Motherfucking finally, Company Flow came on. It was everything I hoped the show would be. They did all of my favorite tracks from Funcrusher: End To End Burners, Lune TNS, 8 Steps to Perfection, Patriotism and pretty much any track that I would’ve wanted to see live. El even did Last Good Sleep, a haunting ballad that describes the domestic abuse his mother endured at the hands of his stepfather. It doesn’t pull a single punch. The energy from both of them was dope. El’s charisma shines on stage like David Koresh with a mic. Juss had a mechanical presence that matched his flow perfectly. Mr. Len was ill as fuck. He was a consummate professional and master of his craft, executing some of the illest scratching that I’ve ever seen live and I’ve been to tons of hip-hop shows and seen a lot of different DJs. You could tell that they were having fun and a lot of it. To me that’s what making music is about, having one helluva good time. El and Juss both professed their appreciation multiple times during the set. The crowd was full of fans that knew every line to every track, no matter how obscure. After two encores and performances of new material from both El and Juss, they called it a night and left the stage.

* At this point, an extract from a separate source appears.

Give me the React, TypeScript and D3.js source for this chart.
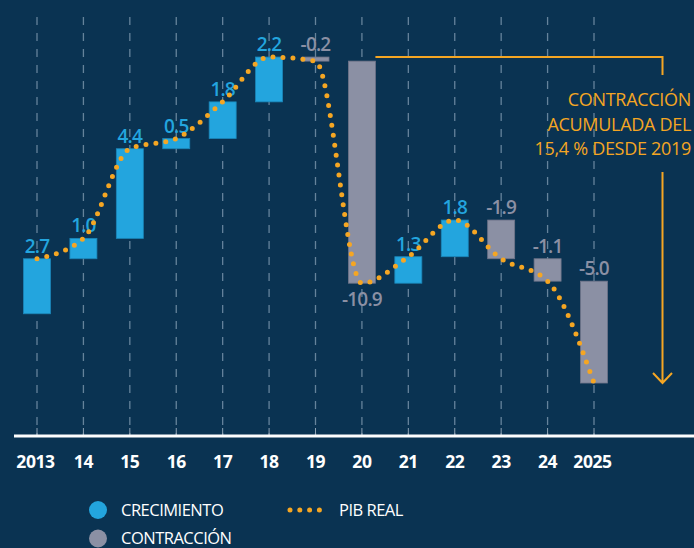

Have I seen better performances before? Definitely. Have I had more fun at a live show? Yes. However, it was super duty tough work to the fucking max and impressive that even after a decade and a half, these two MCs and a DJ could come together for a kickass performance and rock the stage like it was 1997 all over again. I expected what most hip-hop shows are: a room full of dudes nodding their heads to a four count and like five girls looking bored. The energy was more akin to a punk or metal show for most of the performance but there were still like 5 girls total in the crowd but I’m married so I could care less.